In this chapter we'll introduce several functions that help with tuning hyperparameters of a machine learning model.

In [27]:
import numpy as np
import pandas as pd
from sklearn.model_selection import train_test_split, cross_val_score, cross_val_predict, \
cross_validate, GridSearchCV, RandomizedSearchCV, KFold, StratifiedKFold, RepeatedKFold, RepeatedStratifiedKFold
from sklearn.neighbors import KNeighborsClassifier, KNeighborsRegressor
from sklearn.preprocessing import StandardScaler
from sklearn.metrics import accuracy_score, recall_score, mean_squared_error

Let us read and pre-process data first. Then we'll be ready to tune the model hyperparameters. We'll use KNN as the model. Note that KNN has multiple hyperparameters to tune, such as number of neighbors, distance metric, weights of neighbours, etc.

In [17]:
#Using the same datasets as used for linear regression in STAT303-2, 
#so that we can compare the non-linear models with linear regression
trainf = pd.read_csv('./Datasets/Car_features_train.csv')
trainp = pd.read_csv('./Datasets/Car_prices_train.csv')
testf = pd.read_csv('./Datasets/Car_features_test.csv')
testp = pd.read_csv('./Datasets/Car_prices_test.csv')
train = pd.merge(trainf,trainp)
test = pd.merge(testf,testp)
train.head()

Unnamed: 0,carID,brand,model,year,transmission,mileage,fuelType,tax,mpg,engineSize,price
0,18473,bmw,6 Series,2020,Semi-Auto,11,Diesel,145,53.3282,3.0,37980
1,15064,bmw,6 Series,2019,Semi-Auto,10813,Diesel,145,53.043,3.0,33980
2,18268,bmw,6 Series,2020,Semi-Auto,6,Diesel,145,53.4379,3.0,36850
3,18480,bmw,6 Series,2017,Semi-Auto,18895,Diesel,145,51.514,3.0,25998
4,18492,bmw,6 Series,2015,Automatic,62953,Diesel,160,51.4903,3.0,18990


In [18]:
predictors = ['mpg', 'engineSize', 'year', 'mileage']
X_train = train[predictors]
y_train = train['price']
X_test = test[predictors]
y_test = test['price']

# Scale
sc = StandardScaler()

sc.fit(X_train)
X_train_scaled = sc.transform(X_train)
X_test_scaled = sc.transform(X_test)

## [`GridSearchCV`](https://scikit-learn.org/stable/modules/generated/sklearn.model_selection.GridSearchCV.html)

The function is used to compute the cross-validated score *(MSE, RMSE, accuracy, etc.)* over a grid of hyperparameter values.
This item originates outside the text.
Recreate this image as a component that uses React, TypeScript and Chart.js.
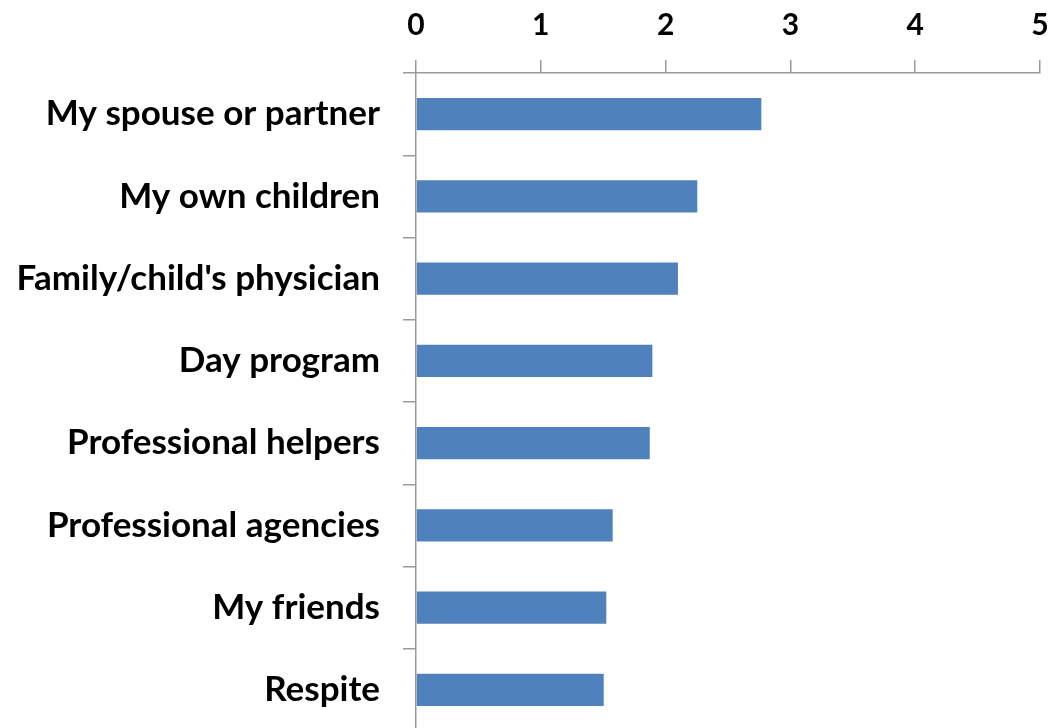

This helps avoid nested `for()` loops if multiple hyperparameter values need to be tuned.

In [52]:
# GridSearchCV works in three steps:

# 1) Create the model
model = KNeighborsRegressor() # No inputs defined inside the model

# 2) Create a hyperparameter grid (as a dict)
    # the keys should be EXACTLY the same as the names of the model inputs
    # the values should be an array or list of hyperparam values you want to try out
    
# 30 K values x 2 weight settings x 3 metric settings = 90 different combinations in this grid
grid = {'n_neighbors': np.arange(5, 151, 5), 'weights':['uniform', 'distance'], 'metric': ['manhattan', 'euclidean',
                                                                                          'chebyshev']}
# 3) Create the Kfold object (Using RepeatedKFold will be more robust, but more expensive, use it if you 
# have the budget)
kfold = KFold(n_splits = 5, shuffle = True, random_state = 1)

# 4) Create the CV object
# Look at the documentation to see the order in which the objects must be specified within the function
gcv = GridSearchCV(model, grid, cv = kfold, scoring = 'neg_root_mean_squared_error', n_jobs = -1, verbose = 4)

# Fit the models, and cross-validate
gcv.fit(X_train_scaled, y_train)

Fitting 5 folds for each of 180 candidates, totalling 900 fits


The optimal estimator based on cross-validation is:

In [53]:
gcv.best_estimator_

The optimal hyperparameter values *(based on those considered in the grid search)* are:

In [54]:
gcv.best_params_

{'metric': 'manhattan', 'n_neighbors': 10, 'weights': 'distance'}

The cross-validated root mean squared error for the optimal hyperparameter values is:

In [57]:
-gcv.best_score_

5740.928686723918

The RMSE on test data for the optimal hyperparameter values is:

In [56]:
y_pred = gcv.predict(X_test_scaled)
mean_squared_error(y_test, y_pred, squared=False)

5747.466851437544

Note that the error is further reduced as compared to the case when we tuned only one hyperparameter in the [previous chatper](https://nustat.github.io/STAT303-3-class-notes/KNN.html#repeatedkfold). We must tune all the hyperparameters that can effect prediction accuracy, in order to get the most accurate model.